In 1992 she returned to acting and appeared in some dramas and in 1994 she appeared in drama Aroosa which was written by Fatima Surayya Bajia on PTV.

In 2014 she appeared in drama Jackson Heights on Urdu 1 and the same year she got Lifetime Achievement Award by Arts Council of Pakistan Karachi for her contribution towards the television industry.

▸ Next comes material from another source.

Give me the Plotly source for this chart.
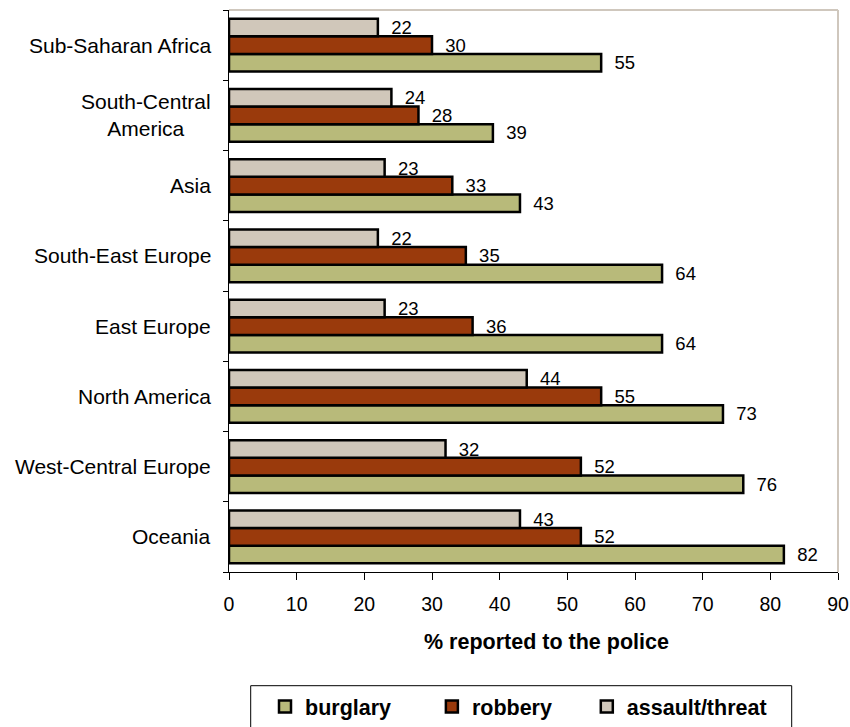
import plotly.graph_objects as go

categories = ["Sub-Saharan Africa", "South-Central<br>America", "Asia", "South-East Europe",
              "East Europe", "North America", "West-Central Europe", "Oceania"]
burglary = [55, 39, 43, 64, 64, 73, 76, 82]
robbery = [30, 28, 33, 35, 36, 55, 52, 52]
assault = [22, 24, 23, 22, 23, 44, 32, 43]
series_names = ["burglary", "robbery", "assault/threat"]
series_colors = ["#B8BA7A", "#9A3A0C", "#D0C7BA"]
x_ticks = [0, 10, 20, 30, 40, 50, 60, 70, 80, 90]
x_title = "% reported to the police"

FONT = "Liberation Sans, Arial, sans-serif"
NB = "\u00a0\u00a0"
PAD = ["\u00a0" * 6, "\u00a0" * 5, ""]  # spacing between legend entries

L, T, PW, PH = 229, 10, 609, 562
W, H = 850, 727

def py(page_y):
    return (572 - page_y) / 562

def px(page_x):
    return (page_x - 229) / 609

fig = go.Figure()
for name, vals, col, pad in zip(series_names, [burglary, robbery, assault], series_colors, PAD):
    fig.add_trace(go.Bar(
        name=name + pad, y=categories, x=vals, orientation="h",
        marker=dict(color=col, line=dict(color="black", width=2.5)),
        text=[NB + str(v) for v in vals], textposition="outside",
        textfont=dict(family=FONT, size=18.5, color="black"),
        constraintext="none", cliponaxis=False,
    ))

# category labels as centered annotations
for c in categories:
    fig.add_annotation(x=px(213), xref="paper", y=c, yref="y", text=c,
                       xanchor="right", yanchor="middle", align="center",
                       showarrow=False, font=dict(family=FONT, size=21, color="black"))

fig.add_annotation(x=px(546.5), xref="paper", y=py(642), yref="paper",
                   text="<b>" + x_title + "</b>", showarrow=False,
                   xanchor="center", yanchor="middle",
                   font=dict(family=FONT, size=21.5, color="black"))

# top/right plot border and legend frame
fig.add_shape(type="line", xref="paper", yref="paper", x0=0, x1=1, y0=1, y1=1,
              line=dict(color="#CFC7BD", width=2))
fig.add_shape(type="line", xref="paper", yref="paper", x0=1, x1=1, y0=0, y1=1,
              line=dict(color="#CFC7BD", width=2))
fig.add_shape(type="rect", xref="paper", yref="paper",
              x0=px(250.7), x1=px(791.7), y0=py(760), y1=py(685.7),
              line=dict(color="black", width=1), fillcolor="rgba(0,0,0,0)")

fig.update_layout(
    width=W, height=H,
    margin=dict(l=L, r=W - L - PW, t=T, b=H - T - PH, autoexpand=False),
    paper_bgcolor="white", plot_bgcolor="white",
    barmode="group", bargap=0.25, bargroupgap=0,
    font=dict(family=FONT, color="black"),
    showlegend=True,
    legend=dict(orientation="h", x=px(265), xanchor="left",
                y=py(686), yanchor="top",
                font=dict(family=FONT, size=21.5, color="black", weight="bold"),
                bgcolor="rgba(0,0,0,0)", borderwidth=0, traceorder="normal"),
    xaxis=dict(range=[0, 90], tickvals=x_ticks, ticktext=[str(t) for t in x_ticks],
               showgrid=False, zeroline=False, showline=True, linecolor="black", linewidth=1,
               ticks="outside", ticklen=7, tickcolor="black",
               tickfont=dict(family=FONT, size=19.5, color="black"),
               ticklabelstandoff=8, fixedrange=True),
    yaxis=dict(categoryorder="array", categoryarray=categories[::-1],
               showgrid=False, zeroline=False, showline=True, linecolor="black", linewidth=1,
               ticks="outside", ticklen=5, tickcolor="black", tickson="boundaries",
               showticklabels=False, fixedrange=True),
)

fig.write_html("out.html", config={"displayModeBar": False},
               post_script="document.body.style.margin='0';document.body.style.overflow='hidden';")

The following year in 2015 Neelofar received the Women of Inspiration Award from Minister Tariq Fazal Chaudhry presented by Wonder Women Association of Pakistan for her contribution towards the radio and television industry.

==Personal life==
Neelofar married writer and producer Qamar Ali Abbasi in 1975 and Nusrat Bhutto was a guest at their wedding. Later Nurast Bhutto invited Neelofar and her husband Qamar for dinner at the PM House. They had three children a son named Wajahat and two daughters named Maria and Sobia. Qamar Abbasi died on 1 June 2013.

==Filmography==
===Television===

| Year | Title | Role | Network |
|---|---|---|---|
| 1969 | Eid Ka Jora | Kaneezan | PTV |
| 1969 | Inspector | Maria | PTV |
| 1970 | Gar Too Bura Na Maney | Neelo | PTV |
| 1970 | Hisaar | Safia | PTV |
| 1970 | Tah-e-Daam | Herself | PTV |
| 1970 | Khabar Hai Aane Ki | Lubna | PTV |
| 1971 | Jahan Barf Girti Hai | Yasmeen | PTV |
| 1971 | Intizar Hai Un Ka | Fatima | PTV |
| 1972 | Khumaar Zeher Alood | Shabana | PTV |
| 1972 | Subah-e-Nau | Herself | PTV |
| 1973 | Rumi | Rumi | PTV |
| 1973 | Resham | Resham | PTV |
| 1974 | Shehzori | Tara | PTV |
| 1975 | Naya Raasta | Samina | PTV |
| 1976 | Happy Eid Mubarak | Babi | PTV |
| 1977 | Burda Farosh | Rehana | PTV |
| 1978 | Faaltu Aadmi | Amna | PTV |
| 1979 | Aakhri Chatan | Tania | PTV |
| 1982 | Sona Chandi | Begum Akhtar | PTV |
| 1983 | Bahadur Ali | Razia | PTV |
| 1987 | Rakh | Shaista | PTV |
| 1990 | Sho Sha | Baho Begum | PTV |
| 1992 | Fanooni Lateefay | Nafisa Begum | PTV |
| 1994 | Aroosa | Choti Aapa | PTV |
| 1994 | Baray Baray Dahi Baray | Shahida | PTV |
| 1996 | Paisal Kaa Mamla Hai | Shakeel's mother | PTV |
| 2008 | Marina Mornings | Herself | ARY Digital |
| 2008 | Eid Show Pakistan Chowk | Herself | PTV |
| 2010 | Bano Ki Havali | Herself | ARY Digital |
| 2012 | Brunch With Bushra Ansari | Herself | Geo TV |
| 2014 | Jackson Heights | Sikandar's mother | Urdu 1 |
| 2021 | Morning at Home | Herself | PTV |

===Telefilm===

| Year | Title | Role |
|---|---|---|
| 1991 | Baray Baray Dahi Baray | Bajia |

==Awards and recognition==

| Year | Award | Category | Result | Title | Ref. |
|---|---|---|---|---|---|
| 1970 | Tyfon Award | Best Actress | Won | Herself |  |
| 2014 | Arts Council of Pakistan Karachi | Lifetime Achievement Award | Won | Herself |  |
| 2015 | Wonder Women Association of Pakistan | Women of Inspiration | Won | Herself |  |

==Bibliography==
Neelofar authored a critically book titled Kahi Ankahi also a memoir about her life and in memory of her parents. She wrote about her experience as a radio artist and television actress. Neelofar also wrote about actors and actresses with whom she had worked.